NVMe Blurs The Lines Between Memory And Storage

The history of storage devices is quite literally a race between the medium and the computing power as the bottleneck of preserving billions of ones and zeros stands in the way of computing nirvana. The most recent player is the Non-Volatile Memory Express (NVMe), something of a hybrid of what has come before.

The first generations of home computers used floppy disk and compact cassette-based storage, but gradually, larger and faster storage became important as personal computers grew in capabilities. By the 1990s hard drive-based storage had become commonplace, allowing many megabytes and ultimately gigabytes of data to be stored. This would drive up the need for a faster link between storage and the rest of the system, which up to that point had largely used the ATA interface in Programmed Input-Output (PIO) mode.

This led to the use of DMA-based transfers (UDMA interface, also called Ultra ATA and Parallel ATA), along with DMA-based SCSI interfaces over on the Apple and mostly server side of the computer fence.
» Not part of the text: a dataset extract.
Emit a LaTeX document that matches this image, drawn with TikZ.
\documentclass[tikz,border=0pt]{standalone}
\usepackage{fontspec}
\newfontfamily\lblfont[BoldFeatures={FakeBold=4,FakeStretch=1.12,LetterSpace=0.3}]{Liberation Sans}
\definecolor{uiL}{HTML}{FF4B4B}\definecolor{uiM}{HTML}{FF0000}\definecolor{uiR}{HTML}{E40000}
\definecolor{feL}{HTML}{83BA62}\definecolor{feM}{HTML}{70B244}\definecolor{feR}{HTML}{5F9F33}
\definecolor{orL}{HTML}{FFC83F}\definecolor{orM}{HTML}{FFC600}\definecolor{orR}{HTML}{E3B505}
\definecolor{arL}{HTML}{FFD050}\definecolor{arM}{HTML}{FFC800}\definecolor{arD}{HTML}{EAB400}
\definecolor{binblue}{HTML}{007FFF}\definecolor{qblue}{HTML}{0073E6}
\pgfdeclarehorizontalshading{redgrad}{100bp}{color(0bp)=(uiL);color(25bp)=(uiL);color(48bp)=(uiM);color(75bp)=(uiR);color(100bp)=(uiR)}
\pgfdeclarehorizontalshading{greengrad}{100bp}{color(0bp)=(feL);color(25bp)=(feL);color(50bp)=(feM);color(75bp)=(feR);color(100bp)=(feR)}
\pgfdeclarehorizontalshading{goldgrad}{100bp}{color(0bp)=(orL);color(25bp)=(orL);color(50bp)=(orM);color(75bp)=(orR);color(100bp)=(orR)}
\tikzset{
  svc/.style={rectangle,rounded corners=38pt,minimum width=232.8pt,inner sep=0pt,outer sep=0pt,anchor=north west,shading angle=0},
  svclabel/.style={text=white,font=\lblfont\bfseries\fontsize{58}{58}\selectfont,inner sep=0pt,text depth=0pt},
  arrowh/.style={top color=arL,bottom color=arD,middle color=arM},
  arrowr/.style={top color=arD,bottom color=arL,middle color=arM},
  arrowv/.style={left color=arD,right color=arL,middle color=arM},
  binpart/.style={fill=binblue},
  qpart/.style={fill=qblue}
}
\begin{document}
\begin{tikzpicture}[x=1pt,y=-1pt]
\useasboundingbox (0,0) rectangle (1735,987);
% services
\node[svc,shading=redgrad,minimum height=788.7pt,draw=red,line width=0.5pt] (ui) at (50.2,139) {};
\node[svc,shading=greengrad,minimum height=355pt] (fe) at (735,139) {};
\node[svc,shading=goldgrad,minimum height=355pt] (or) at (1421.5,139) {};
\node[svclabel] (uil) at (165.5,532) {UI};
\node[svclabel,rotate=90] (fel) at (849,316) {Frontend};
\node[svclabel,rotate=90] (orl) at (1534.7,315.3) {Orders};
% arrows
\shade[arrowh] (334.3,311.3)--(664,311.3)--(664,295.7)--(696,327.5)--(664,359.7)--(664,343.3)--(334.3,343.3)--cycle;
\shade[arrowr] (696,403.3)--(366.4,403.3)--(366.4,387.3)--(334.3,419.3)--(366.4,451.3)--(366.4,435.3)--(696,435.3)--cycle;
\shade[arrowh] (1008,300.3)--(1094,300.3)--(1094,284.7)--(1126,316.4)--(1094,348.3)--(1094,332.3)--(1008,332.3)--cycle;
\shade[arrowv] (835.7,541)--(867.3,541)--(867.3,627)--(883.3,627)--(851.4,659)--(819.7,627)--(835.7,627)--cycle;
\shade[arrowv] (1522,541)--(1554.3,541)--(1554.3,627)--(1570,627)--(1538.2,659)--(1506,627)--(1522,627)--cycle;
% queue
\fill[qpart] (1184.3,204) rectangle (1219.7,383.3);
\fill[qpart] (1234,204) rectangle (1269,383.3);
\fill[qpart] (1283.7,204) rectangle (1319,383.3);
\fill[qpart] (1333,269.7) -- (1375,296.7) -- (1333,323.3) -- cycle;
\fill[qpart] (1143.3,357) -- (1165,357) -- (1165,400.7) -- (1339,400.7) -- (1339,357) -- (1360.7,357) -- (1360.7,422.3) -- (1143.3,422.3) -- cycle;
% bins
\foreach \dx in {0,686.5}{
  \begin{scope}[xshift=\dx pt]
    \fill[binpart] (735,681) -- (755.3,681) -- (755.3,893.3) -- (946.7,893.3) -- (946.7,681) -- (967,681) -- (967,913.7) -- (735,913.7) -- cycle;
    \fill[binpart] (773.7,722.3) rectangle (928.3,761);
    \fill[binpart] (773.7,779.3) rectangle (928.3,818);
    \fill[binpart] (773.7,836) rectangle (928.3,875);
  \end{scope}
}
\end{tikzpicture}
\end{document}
Ultimately Parallel ATA became Serial ATA (SATA) and Parallel SCSI became Serial Attached SCSI (SAS), with SATA being used primarily in laptops and desktop systems until the arrival of NVMe along with solid-state storage.
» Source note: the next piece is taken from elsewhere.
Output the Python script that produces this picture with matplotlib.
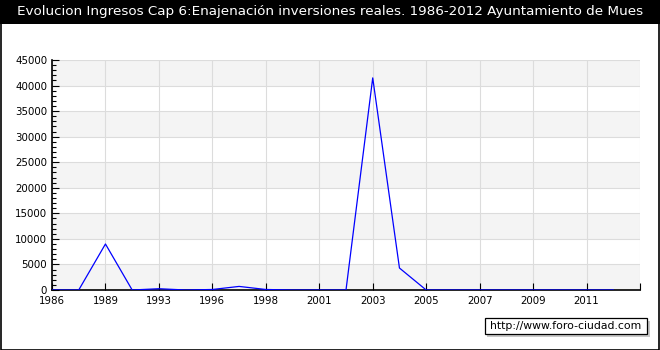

All of these interfaces were designed to keep up with the attached storage devices, yet NVMe is a bit of an odd duck considering the way it is integrated in the system. NVMe is also different for not being bound to a single interface or connector, which can be confusing. Who can keep M.2 and U.2 apart, let alone which protocol the interface speaks, be it SATA or NVMe?

Let’s take an in-depth look at the wonderful and wacky world of NVMe, shall we?

Deceiving Appearances

NVMe Blurs The Lines Between Memory And Storage
Diagram of the elements in SATA Express, functionally similar to M.2.
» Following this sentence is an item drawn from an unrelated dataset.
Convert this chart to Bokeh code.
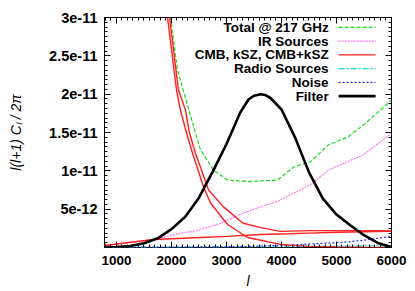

Ask anyone what an NVMe slot on a computer mainboard looks and they’ll be inclined to show you a picture of an M.2 slot, as this has become the most used standard within consumer electronics for solid-state storage devices. Yet even an M.2 slot with a solid-state drive (SSD) in it may not even be an NVMe slot or SSD, since SATA also uses this interface.

Often the mainboard’s silkscreen next to the M.2 slot will mention what technology an M.2 slot can accept. Checking the manual for the board in question is a good idea too. The reason for this confusion is that originally there was a Mini-SATA (mSATA) standard for SSDs which used the PCIe Mini Card form factor, which evolved into the M.2 form factor as well as the U.2 interface. The latter is more akin to the SATA and SAS interfaces, combining both SATA and PCIe channels into a single interface for connecting SSDs.

Meanwhile, the M.2 standard (after a brief detour with the short-lived SATA Express standard) was extended to support not only SATA, but also AHCI and NVMe. This is why M.2 slots are often (improperly) referred to as ‘NVMe slots’ when in reality NVMe is a PCIe-based protocol and defines no physical form factor or connector type.

M.2 interface in ‘B’ and ‘M’ keying.

Meanwhile the M.2 form factor is by itself rather versatile, or convoluted depending on how you look at it. In terms of physical size it can have a width of 12, 16, 22 or 30 millimeters, while supporting lengths between 16 and 110 mm. On its edge connector interface a pattern of notches is used to indicate its functionality, which is matched on the M.2 slot itself. Most common are the ‘B’ and ‘M’ key ID notches in the Key ID list, which contains e.g.:

  • A: 2x PCIe x1, USB 2.0, I2C and DP x4.
  • B: PCIe x2, SATA, USB 2.0/3.0, audio, etc.
  • E: 2x PCIe x1, USB 2.0, I2C, etc.
  • M: PCIe x4, SATA and SMBus.

This means that the physical dimensions of an M.2 expansion card can be any of 32 different permutations, before the 12 possible Key ID notch permutations are included. Fortunately in mainstream use the industry appears to have standardized for storage cards on 22 mm wide connectors with any of a fairly limited number of lengths, resulting in NVMe SSD identifiers such as ‘2242’, which would be a 22 mm wide and 42 mm long card. Meanwhile SSD cards can be keyed for B, M or both.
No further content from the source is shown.